[Extracted data entries]
## Begin
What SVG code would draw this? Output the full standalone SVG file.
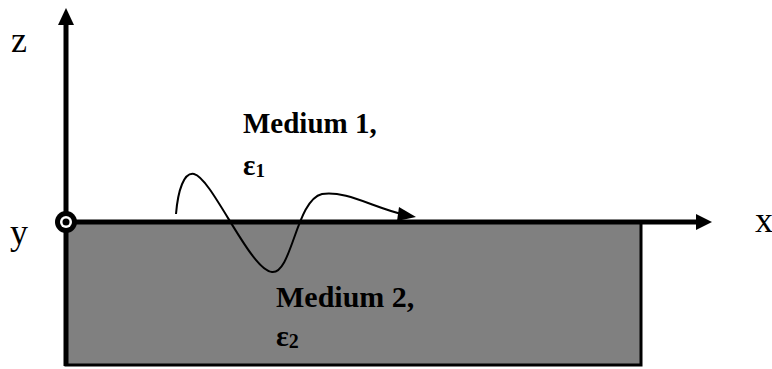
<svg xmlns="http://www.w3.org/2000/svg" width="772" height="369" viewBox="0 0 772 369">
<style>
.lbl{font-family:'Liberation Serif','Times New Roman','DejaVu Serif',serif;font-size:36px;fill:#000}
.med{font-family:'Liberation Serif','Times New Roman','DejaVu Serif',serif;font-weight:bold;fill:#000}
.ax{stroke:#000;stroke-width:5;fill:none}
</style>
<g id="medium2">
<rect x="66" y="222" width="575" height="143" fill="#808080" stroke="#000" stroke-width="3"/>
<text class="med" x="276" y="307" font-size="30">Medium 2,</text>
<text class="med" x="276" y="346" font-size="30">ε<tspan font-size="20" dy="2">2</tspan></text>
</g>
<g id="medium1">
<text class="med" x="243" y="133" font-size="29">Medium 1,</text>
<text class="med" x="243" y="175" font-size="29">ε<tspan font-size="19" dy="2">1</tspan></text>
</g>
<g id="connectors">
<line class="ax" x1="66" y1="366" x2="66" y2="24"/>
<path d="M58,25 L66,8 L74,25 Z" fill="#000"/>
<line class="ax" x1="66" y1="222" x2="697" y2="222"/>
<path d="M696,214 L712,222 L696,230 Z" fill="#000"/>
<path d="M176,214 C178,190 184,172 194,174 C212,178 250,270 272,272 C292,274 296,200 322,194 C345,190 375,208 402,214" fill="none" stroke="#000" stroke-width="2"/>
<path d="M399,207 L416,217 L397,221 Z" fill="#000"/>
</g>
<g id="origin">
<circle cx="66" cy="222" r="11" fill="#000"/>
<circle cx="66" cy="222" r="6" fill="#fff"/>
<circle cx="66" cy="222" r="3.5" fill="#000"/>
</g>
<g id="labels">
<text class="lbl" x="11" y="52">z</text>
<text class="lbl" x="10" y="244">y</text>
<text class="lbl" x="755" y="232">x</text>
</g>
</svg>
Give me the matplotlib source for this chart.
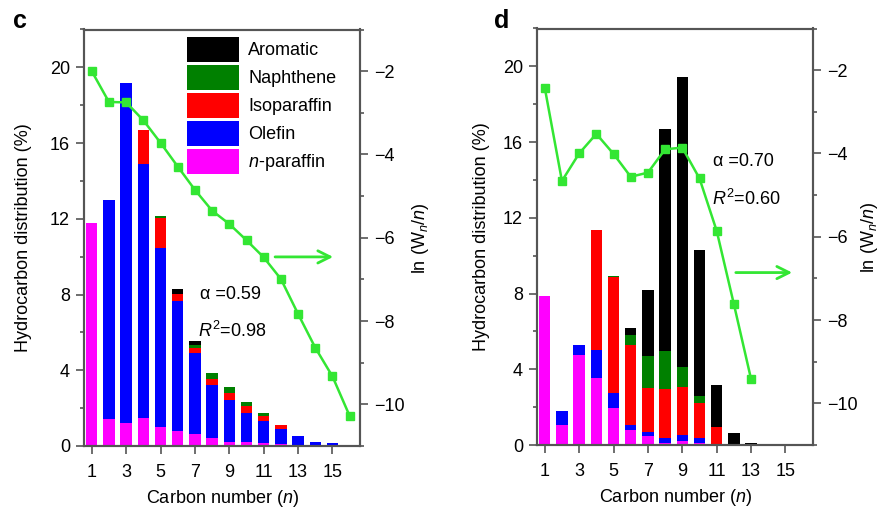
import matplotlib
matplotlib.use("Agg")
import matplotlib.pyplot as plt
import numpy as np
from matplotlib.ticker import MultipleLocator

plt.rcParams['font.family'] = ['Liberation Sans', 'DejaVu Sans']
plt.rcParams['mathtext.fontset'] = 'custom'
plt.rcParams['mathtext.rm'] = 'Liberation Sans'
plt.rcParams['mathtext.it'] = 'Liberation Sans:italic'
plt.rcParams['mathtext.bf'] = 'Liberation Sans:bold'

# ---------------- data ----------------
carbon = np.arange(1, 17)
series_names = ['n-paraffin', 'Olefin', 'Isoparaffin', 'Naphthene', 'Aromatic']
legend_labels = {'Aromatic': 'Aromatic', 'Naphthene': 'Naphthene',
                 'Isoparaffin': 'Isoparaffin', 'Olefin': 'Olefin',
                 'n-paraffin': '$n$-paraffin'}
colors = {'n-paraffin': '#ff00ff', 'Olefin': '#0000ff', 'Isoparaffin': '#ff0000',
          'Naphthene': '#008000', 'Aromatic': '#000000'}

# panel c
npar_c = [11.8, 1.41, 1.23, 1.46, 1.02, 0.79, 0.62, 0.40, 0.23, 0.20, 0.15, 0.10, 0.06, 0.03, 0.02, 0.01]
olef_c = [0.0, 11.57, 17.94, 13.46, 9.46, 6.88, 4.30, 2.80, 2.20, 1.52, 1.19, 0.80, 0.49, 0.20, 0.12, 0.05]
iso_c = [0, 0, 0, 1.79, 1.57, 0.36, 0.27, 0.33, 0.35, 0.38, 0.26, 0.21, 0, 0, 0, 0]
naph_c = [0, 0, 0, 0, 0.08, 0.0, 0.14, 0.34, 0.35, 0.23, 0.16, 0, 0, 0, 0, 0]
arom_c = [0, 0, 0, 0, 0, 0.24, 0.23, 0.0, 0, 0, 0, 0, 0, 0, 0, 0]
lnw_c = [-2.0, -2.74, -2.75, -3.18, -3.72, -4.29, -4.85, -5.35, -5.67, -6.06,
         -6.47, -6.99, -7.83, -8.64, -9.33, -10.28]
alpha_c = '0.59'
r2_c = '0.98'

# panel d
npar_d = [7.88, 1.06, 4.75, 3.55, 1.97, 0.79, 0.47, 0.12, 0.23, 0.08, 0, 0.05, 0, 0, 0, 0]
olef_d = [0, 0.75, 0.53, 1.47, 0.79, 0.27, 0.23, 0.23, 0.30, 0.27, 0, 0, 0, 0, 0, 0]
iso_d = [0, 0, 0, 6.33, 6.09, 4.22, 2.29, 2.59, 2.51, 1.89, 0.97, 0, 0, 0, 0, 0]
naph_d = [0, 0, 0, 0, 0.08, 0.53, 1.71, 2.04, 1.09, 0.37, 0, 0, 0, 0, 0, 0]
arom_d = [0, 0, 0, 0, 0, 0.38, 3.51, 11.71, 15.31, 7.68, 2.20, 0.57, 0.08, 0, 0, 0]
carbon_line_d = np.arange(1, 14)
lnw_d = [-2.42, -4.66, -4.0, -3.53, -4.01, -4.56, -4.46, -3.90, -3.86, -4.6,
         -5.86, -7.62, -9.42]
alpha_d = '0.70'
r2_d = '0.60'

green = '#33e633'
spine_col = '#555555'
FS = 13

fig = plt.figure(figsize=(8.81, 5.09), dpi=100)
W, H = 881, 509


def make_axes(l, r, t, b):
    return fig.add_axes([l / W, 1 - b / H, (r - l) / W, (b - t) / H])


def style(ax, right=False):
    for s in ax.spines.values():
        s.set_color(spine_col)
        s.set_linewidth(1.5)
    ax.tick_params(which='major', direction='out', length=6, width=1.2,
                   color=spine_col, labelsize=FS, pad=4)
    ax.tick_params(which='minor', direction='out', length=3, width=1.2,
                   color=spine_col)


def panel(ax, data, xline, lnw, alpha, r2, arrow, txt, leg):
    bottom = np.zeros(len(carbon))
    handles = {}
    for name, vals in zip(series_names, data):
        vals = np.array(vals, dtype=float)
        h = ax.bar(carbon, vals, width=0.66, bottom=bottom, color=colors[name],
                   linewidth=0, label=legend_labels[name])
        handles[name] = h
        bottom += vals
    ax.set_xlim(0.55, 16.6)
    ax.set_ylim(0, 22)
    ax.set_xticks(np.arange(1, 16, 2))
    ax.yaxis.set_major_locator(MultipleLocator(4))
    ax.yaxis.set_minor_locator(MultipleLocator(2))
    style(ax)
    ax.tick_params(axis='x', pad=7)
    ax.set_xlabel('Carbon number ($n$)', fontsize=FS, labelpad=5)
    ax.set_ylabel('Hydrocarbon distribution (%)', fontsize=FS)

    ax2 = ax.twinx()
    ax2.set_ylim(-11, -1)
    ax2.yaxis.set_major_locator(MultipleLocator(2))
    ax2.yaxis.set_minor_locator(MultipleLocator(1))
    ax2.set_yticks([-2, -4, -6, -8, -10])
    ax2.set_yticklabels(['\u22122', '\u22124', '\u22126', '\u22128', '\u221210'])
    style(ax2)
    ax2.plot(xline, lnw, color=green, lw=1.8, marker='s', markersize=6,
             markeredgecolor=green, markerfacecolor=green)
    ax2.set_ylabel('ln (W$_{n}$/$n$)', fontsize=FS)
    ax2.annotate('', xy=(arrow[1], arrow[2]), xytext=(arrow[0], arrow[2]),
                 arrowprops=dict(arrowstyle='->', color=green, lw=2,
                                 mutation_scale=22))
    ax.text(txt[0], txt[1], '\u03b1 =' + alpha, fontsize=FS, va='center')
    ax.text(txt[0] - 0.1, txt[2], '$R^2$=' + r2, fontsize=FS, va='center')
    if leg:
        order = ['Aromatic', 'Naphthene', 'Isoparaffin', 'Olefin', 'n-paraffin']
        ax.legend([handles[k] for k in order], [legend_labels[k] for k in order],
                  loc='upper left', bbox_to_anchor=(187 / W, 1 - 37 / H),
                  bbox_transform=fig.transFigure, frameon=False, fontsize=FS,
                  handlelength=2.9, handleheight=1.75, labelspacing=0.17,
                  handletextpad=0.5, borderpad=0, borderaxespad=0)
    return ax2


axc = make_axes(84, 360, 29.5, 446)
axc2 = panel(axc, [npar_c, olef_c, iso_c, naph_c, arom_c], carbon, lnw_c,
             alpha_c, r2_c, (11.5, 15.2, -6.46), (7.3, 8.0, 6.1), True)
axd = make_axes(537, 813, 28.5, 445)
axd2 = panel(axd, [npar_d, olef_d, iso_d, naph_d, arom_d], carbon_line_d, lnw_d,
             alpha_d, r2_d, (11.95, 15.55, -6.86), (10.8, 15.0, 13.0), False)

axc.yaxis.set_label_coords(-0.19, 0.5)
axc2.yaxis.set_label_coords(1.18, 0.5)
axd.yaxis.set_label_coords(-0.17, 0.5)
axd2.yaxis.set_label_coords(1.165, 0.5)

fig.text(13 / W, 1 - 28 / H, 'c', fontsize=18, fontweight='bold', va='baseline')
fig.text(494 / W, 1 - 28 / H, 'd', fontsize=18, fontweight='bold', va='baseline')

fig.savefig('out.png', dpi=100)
## End
# Aim
Restate the lines of the records exactly, starting at the first and stopping after the line with "plt.rcParams['mathtext.bf'] = 'Liberation". Leave out any picture.

# Exercise result
What SVG code would draw this? Output the full standalone SVG file.
<svg xmlns="http://www.w3.org/2000/svg" width="772" height="369" viewBox="0 0 772 369">
<style>
.lbl{font-family:'Liberation Serif','Times New Roman','DejaVu Serif',serif;font-size:36px;fill:#000}
.med{font-family:'Liberation Serif','Times New Roman','DejaVu Serif',serif;font-weight:bold;fill:#000}
.ax{stroke:#000;stroke-width:5;fill:none}
</style>
<g id="medium2">
<rect x="66" y="222" width="575" height="143" fill="#808080" stroke="#000" stroke-width="3"/>
<text class="med" x="276" y="307" font-size="30">Medium 2,</text>
<text class="med" x="276" y="346" font-size="30">ε<tspan font-size="20" dy="2">2</tspan></text>
</g>
<g id="medium1">
<text class="med" x="243" y="133" font-size="29">Medium 1,</text>
<text class="med" x="243" y="175" font-size="29">ε<tspan font-size="19" dy="2">1</tspan></text>
</g>
<g id="connectors">
<line class="ax" x1="66" y1="366" x2="66" y2="24"/>
<path d="M58,25 L66,8 L74,25 Z" fill="#000"/>
<line class="ax" x1="66" y1="222" x2="697" y2="222"/>
<path d="M696,214 L712,222 L696,230 Z" fill="#000"/>
<path d="M176,214 C178,190 184,172 194,174 C212,178 250,270 272,272 C292,274 296,200 322,194 C345,190 375,208 402,214" fill="none" stroke="#000" stroke-width="2"/>
<path d="M399,207 L416,217 L397,221 Z" fill="#000"/>
</g>
<g id="origin">
<circle cx="66" cy="222" r="11" fill="#000"/>
<circle cx="66" cy="222" r="6" fill="#fff"/>
<circle cx="66" cy="222" r="3.5" fill="#000"/>
</g>
<g id="labels">
<text class="lbl" x="11" y="52">z</text>
<text class="lbl" x="10" y="244">y</text>
<text class="lbl" x="755" y="232">x</text>
</g>
</svg>
Give me the matplotlib source for this chart.
import matplotlib
matplotlib.use("Agg")
import matplotlib.pyplot as plt
import numpy as np
from matplotlib.ticker import MultipleLocator

plt.rcParams['font.family'] = ['Liberation Sans', 'DejaVu Sans']
plt.rcParams['mathtext.fontset'] = 'custom'
plt.rcParams['mathtext.rm'] = 'Liberation Sans'
plt.rcParams['mathtext.it'] = 'Liberation Sans:italic'
plt.rcParams['mathtext.bf'] = 'Liberation Sans:bold'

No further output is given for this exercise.